Google Chromecast is a $35 device designed to let you stream internet videos to your TV. But developers are already starting to port third party apps to run on the platform — and we’re not just talking about using Google’s SDK to stream video from websites and apps that wouldn’t otherwise be supported.
One developer has managed to get a Gameboy emulator up and running on the Chromecast. It actually runs natively on the Chromecast device (although it’s still displayed in a browser window), while you use buttons on a PC keyboard to control gameplay.
The Chromecast features a single core Marvell processor, 512MB of RAM, and 4GB of storage. While it’s not exactly a high-end device, it has far more processing power than an original Gameboy system, and the developer responsible for porting the emulator says it runs pretty well and there’s little to know delay when entering commands on a PC keyboard.

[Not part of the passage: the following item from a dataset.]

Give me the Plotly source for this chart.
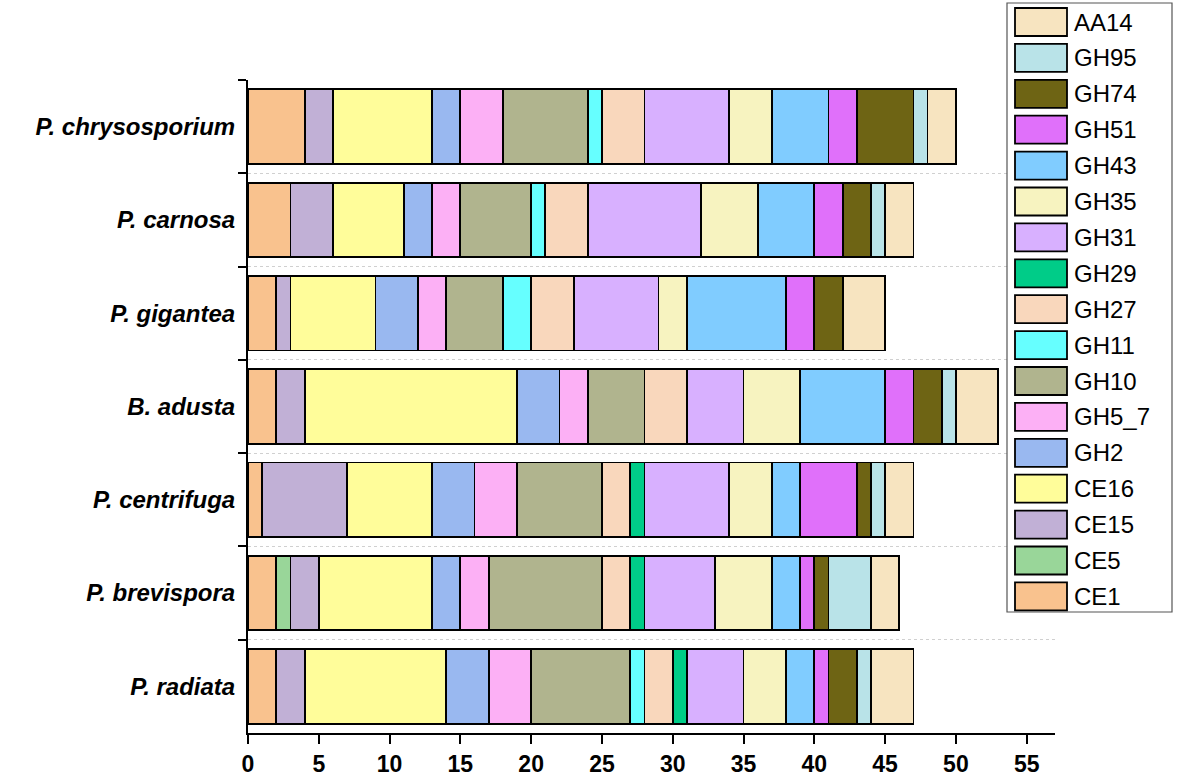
import plotly.graph_objects as go

species = ["P. chrysosporium", "P. carnosa", "P. gigantea", "B. adusta",
           "P. centrifuga", "P. brevispora", "P. radiata"]

families = ["CE1", "CE5", "CE15", "CE16", "GH2", "GH5_7", "GH10", "GH11", "GH27",
            "GH29", "GH31", "GH35", "GH43", "GH51", "GH74", "GH95", "AA14"]

CE1 = [4, 3, 2, 2, 1, 2, 2]
CE5 = [0, 0, 0, 0, 0, 1, 0]
CE15 = [2, 3, 1, 2, 6, 2, 2]
CE16 = [7, 5, 6, 15, 6, 8, 10]
GH2 = [2, 2, 3, 3, 3, 2, 3]
GH5_7 = [3, 2, 2, 2, 3, 2, 3]
GH10 = [6, 5, 4, 4, 6, 8, 7]
GH11 = [1, 1, 2, 0, 0, 0, 1]
GH27 = [3, 3, 3, 3, 2, 2, 2]
GH29 = [0, 0, 0, 0, 1, 1, 1]
GH31 = [6, 8, 6, 4, 6, 5, 4]
GH35 = [3, 4, 2, 4, 3, 4, 3]
GH43 = [4, 4, 7, 6, 2, 2, 2]
GH51 = [2, 2, 2, 2, 4, 1, 1]
GH74 = [4, 2, 2, 2, 1, 1, 2]
GH95 = [1, 1, 0, 1, 1, 3, 1]
AA14 = [2, 2, 3, 3, 2, 2, 3]

values = [CE1, CE5, CE15, CE16, GH2, GH5_7, GH10, GH11, GH27,
          GH29, GH31, GH35, GH43, GH51, GH74, GH95, AA14]

colors = {
    "CE1": "#F9C28E", "CE5": "#99D699", "CE15": "#C1B0D6", "CE16": "#FFFD9A",
    "GH2": "#99B8F0", "GH5_7": "#FCB0F5", "GH10": "#B0B48E", "GH11": "#66FFFF",
    "GH27": "#F9D7BC", "GH29": "#00CC88", "GH31": "#D8B0FF", "GH35": "#F7F3C0",
    "GH43": "#80CCFF", "GH51": "#E070FA", "GH74": "#6E6414", "GH95": "#B9E3E8",
    "AA14": "#F7E4C0",
}

W, H = 1181, 779
L, R, T, B = 248, 1055, 80, 733
FONT = "Liberation Sans, Arial, sans-serif"

fig = go.Figure()
for name, vals in zip(families, values):
    fig.add_trace(go.Bar(
        y=species,
        x=[v if v else None for v in vals],
        name=name,
        orientation="h",
        width=0.8,
        marker={"color": colors[name], "line": {"color": "black", "width": 1.8}},
        showlegend=False,
    ))


def px(x):
    return (x - L) / (R - L)


def py(y):
    return (B - y) / (B - T)


# legend drawn by hand: the reference has big swatches
shapes = [dict(type="rect", xref="paper", yref="paper",
               x0=px(1007), x1=px(1172), y0=py(612), y1=py(3),
               fillcolor="white", line={"color": "#555555", "width": 1.2},
               layer="above")]
annotations = []
for i, name in enumerate(reversed(families)):
    yc = 22 + i * 35.9
    shapes.append(dict(type="rect", xref="paper", yref="paper",
                       x0=px(1015), x1=px(1067), y0=py(yc + 14), y1=py(yc - 14),
                       fillcolor=colors[name], line={"color": "black", "width": 1.8},
                       layer="above"))
    annotations.append(dict(xref="paper", yref="paper", x=px(1072), y=py(yc),
                            text=name, showarrow=False, xanchor="left", yanchor="middle",
                            font={"size": 24, "color": "black", "family": FONT}))

fig.update_layout(
    barmode="stack",
    width=W, height=H,
    plot_bgcolor="white", paper_bgcolor="white",
    margin={"l": L, "r": W - R, "t": T, "b": H - B, "pad": 0},
    shapes=shapes,
    annotations=annotations,
    font={"family": FONT, "color": "black"},
)
fig.update_xaxes(
    range=[0, 57], tickmode="array", tickvals=list(range(0, 56, 5)),
    showline=True, linecolor="black", linewidth=2,
    ticks="outside", ticklen=9, tickwidth=2, tickcolor="black",
    tickfont={"size": 23, "weight": "bold"},
    ticklabelstandoff=0, automargin=False,
    showgrid=False, zeroline=False,
)
fig.update_yaxes(
    categoryorder="array", categoryarray=species, autorange="reversed",
    showline=True, linecolor="black", linewidth=2,
    ticks="outside", ticklen=8, tickwidth=2, tickcolor="black",
    tickson="boundaries", automargin=False,
    showgrid=True, gridcolor="#d0d0d0", griddash="dot", gridwidth=1,
    tickfont={"size": 24, "weight": "bold", "style": "italic"},
    ticklabelstandoff=6,
)

fig.write_html("out.html", config={"displayModeBar": False},
               post_script="document.body.style.margin='0';")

That’s despite the fact that while the emulator is running on the Chromecast hardware, the game ROM is actually hosted in the cloud.
You can find the source code and instructions for using it at Github.
At $35, the Chromecast is one of the cheapest and easiest ways to access internet content on a television. Odds are that most customers won’t need or want to do anything more than that with a Chromecast.
But it’s fascinating to see how quickly hackers are turning Google’s cheap little device into more of a general purpose computer for your TV.